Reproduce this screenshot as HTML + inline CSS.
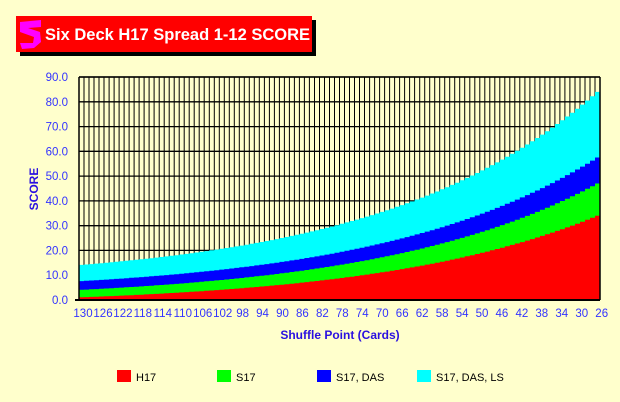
<!DOCTYPE html>
<html><head><meta charset="utf-8"><style>
body{margin:0;background:#ffffcc;}
svg{display:block;font-family:"Liberation Sans",sans-serif;}
</style></head><body>
<svg id="s" width="620" height="402" xmlns="http://www.w3.org/2000/svg">
<rect width="620" height="402" fill="#ffffcc"/>
<rect x="20" y="20" width="296" height="36" fill="#000"/>
<rect x="16" y="16" width="296" height="36" fill="#ff0000"/>
<path d="M20 22 L41 20 L41 27 L28 28 L40 32 L41 42 L34 48 L22 49 L20 43 L33 43 L34 37 L20 32 Z" fill="#ff00ff"/>
<text x="45" y="40" font-size="16.5" font-weight="bold" fill="#fff">Six Deck H17 Spread 1-12 SCORE</text>
<g id="g"></g>
<text x="340" y="339" font-size="12" font-weight="bold" fill="#2a10e0" text-anchor="middle">Shuffle Point (Cards)</text>
<text x="38" y="189" font-size="12" font-weight="bold" fill="#2a10e0" text-anchor="middle" transform="rotate(-90 38 189)">SCORE</text>
<rect x="117" y="370" width="14" height="12" fill="#ff0000"/><text x="136" y="381" font-size="11">H17</text>
<rect x="217" y="370" width="14" height="12" fill="#00ff00"/><text x="236" y="381" font-size="11">S17</text>
<rect x="317" y="370" width="14" height="12" fill="#0000ff"/><text x="336" y="381" font-size="11">S17, DAS</text>
<rect x="417" y="370" width="14" height="12" fill="#00ffff"/><text x="436" y="381" font-size="11">S17, DAS, LS</text>
</svg>
<script>
var g=document.getElementById('g'),h='';
var L=79,R=600,T=77,B=300,N=104,dx=(R-L)/N;
function Y(v){return B-v*(B-T)/90;}
var k=2.4,E=Math.exp(k)-1;
var S=[[1,33,'#00ffff'],[4,43,'#00ff00'],[7.5,50,'#0000ff'],[14,70,'#00ffff']];
function f(i,j){var t=(i+1)/N;var s=S[j];return s[0]+s[1]*(Math.exp(k*t)-1)/E;}
var cols=['#ff0000','#00ff00','#0000ff','#00ffff'];
var gr='';
for(var i=0;i<=N;i++){var x=(L+i*dx).toFixed(1);gr+='<line x1="'+x+'" y1="'+T+'" x2="'+x+'" y2="'+B+'" stroke="#000" stroke-width="1"/>';}
for(var v=0;v<=90;v+=10){var y=Y(v).toFixed(1);gr+='<line x1="'+L+'" y1="'+y+'" x2="'+R+'" y2="'+y+'" stroke="#000" stroke-width="1.3"/>';
gr+='<text x="68" y="'+(Y(v)+4).toFixed(1)+'" font-size="11.5" fill="#3333ff" text-anchor="end">'+v.toFixed(1)+'</text>';}
h+=gr;
for(var j=3;j>=0;j--){var d='M'+L+' '+B;
for(var i=0;i<N;i++){var x0=L+i*dx,x1=x0+dx,y=Y(f(i,j)).toFixed(1);d+=' L'+x0.toFixed(1)+' '+y+' L'+x1.toFixed(1)+' '+y;}
d+=' L'+R+' '+B+' Z';h+='<path d="'+d+'" fill="'+cols[j]+'"/>';}
h+='<line x1="'+L+'" y1="'+T+'" x2="'+R+'" y2="'+T+'" stroke="#000" stroke-width="1.5"/>';
h+='<line x1="'+R+'" y1="'+T+'" x2="'+R+'" y2="'+B+'" stroke="#000" stroke-width="1.5"/>';
h+='<line x1="'+L+'" y1="'+T+'" x2="'+L+'" y2="'+(B+1)+'" stroke="#000" stroke-width="1.5"/>';
h+='<line x1="'+(L-4)+'" y1="'+B+'" x2="'+R+'" y2="'+B+'" stroke="#000" stroke-width="2"/>';
for(var i=0;i<27;i++){h+='<text x="'+(83+i*19.95).toFixed(1)+'" y="317" font-size="11.5" fill="#3333ff" text-anchor="middle">'+(130-4*i)+'</text>';}
g.innerHTML=h;
</script>
</body></html>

————————

- Do this -
Would you set down the listing exactly, omitting pictures?

- Response below -
Reproduce this screenshot as HTML + inline CSS.
<!DOCTYPE html>
<html><head><meta charset="utf-8"><style>
body{margin:0;background:#ffffcc;}
svg{display:block;font-family:"Liberation Sans",sans-serif;}
</style></head><body>
<svg id="s" width="620" height="402" xmlns="http://www.w3.org/2000/svg">
<rect width="620" height="402" fill="#ffffcc"/>
<rect x="20" y="20" width="296" height="36" fill="#000"/>
<rect x="16" y="16" width="296" height="36" fill="#ff0000"/>
<path d="M20 22 L41 20 L41 27 L28 28 L40 32 L41 42 L34 48 L22 49 L20 43 L33 43 L34 37 L20 32 Z" fill="#ff00ff"/>
<text x="45" y="40" font-size="16.5" font-weight="bold" fill="#fff">Six Deck H17 Spread 1-12 SCORE</text>
<g id="g"></g>
<text x="340" y="339" font-size="12" font-weight="bold" fill="#2a10e0" text-anchor="middle">Shuffle Point (Cards)</text>
<text x="38" y="189" font-size="12" font-weight="bold" fill="#2a10e0" text-anchor="middle" transform="rotate(-90 38 189)">SCORE</text>
<rect x="117" y="370" width="14" height="12" fill="#ff0000"/><text x="136" y="381" font-size="11">H17</text>
<rect x="217" y="370" width="14" height="12" fill="#00ff00"/><text x="236" y="381" font-size="11">S17</text>
<rect x="317" y="370" width="14" height="12" fill="#0000ff"/><text x="336" y="381" font-size="11">S17, DAS</text>
<rect x="417" y="370" width="14" height="12" fill="#00ffff"/><text x="436" y="381" font-size="11">S17, DAS, LS</text>
</svg>
<script>
var g=document.getElementById('g'),h='';
var L=79,R=600,T=77,B=300,N=104,dx=(R-L)/N;
function Y(v){return B-v*(B-T)/90;}
var k=2.4,E=Math.exp(k)-1;
var S=[[1,33,'#00ffff'],[4,43,'#00ff00'],[7.5,50,'#0000ff'],[14,70,'#00ffff']];
function f(i,j){var t=(i+1)/N;var s=S[j];return s[0]+s[1]*(Math.exp(k*t)-1)/E;}
var cols=['#ff0000','#00ff00','#0000ff','#00ffff'];
var gr='';
for(var i=0;i<=N;i++){var x=(L+i*dx).toFixed(1);gr+='<line x1="'+x+'" y1="'+T+'" x2="'+x+'" y2="'+B+'" stroke="#000" stroke-width="1"/>';}
for(var v=0;v<=90;v+=10){var y=Y(v).toFixed(1);gr+='<line x1="'+L+'" y1="'+y+'" x2="'+R+'" y2="'+y+'" stroke="#000" stroke-width="1.3"/>';
gr+='<text x="68" y="'+(Y(v)+4).toFixed(1)+'" font-size="11.5" fill="#3333ff" text-anchor="end">'+v.toFixed(1)+'</text>';}
h+=gr;
for(var j=3;j>=0;j--){var d='M'+L+' '+B;
for(var i=0;i<N;i++){var x0=L+i*dx,x1=x0+dx,y=Y(f(i,j)).toFixed(1);d+=' L'+x0.toFixed(1)+' '+y+' L'+x1.toFixed(1)+' '+y;}
d+=' L'+R+' '+B+' Z';h+='<path d="'+d+'" fill="'+cols[j]+'"/>';}
h+='<line x1="'+L+'" y1="'+T+'" x2="'+R+'" y2="'+T+'" stroke="#000" stroke-width="1.5"/>';
h+='<line x1="'+R+'" y1="'+T+'" x2="'+R+'" y2="'+B+'" stroke="#000" stroke-width="1.5"/>';
h+='<line x1="'+L+'" y1="'+T+'" x2="'+L+'" y2="'+(B+1)+'" stroke="#000" stroke-width="1.5"/>';
h+='<line x1="'+(L-4)+'" y1="'+B+'" x2="'+R+'" y2="'+B+'" stroke="#000" stroke-width="2"/>';
for(var i=0;i<27;i++){h+='<text x="'+(83+i*19.95).toFixed(1)+'" y="317" font-size="11.5" fill="#3333ff" text-anchor="middle">'+(130-4*i)+'</text>';}
g.innerHTML=h;
</script>
</body></html>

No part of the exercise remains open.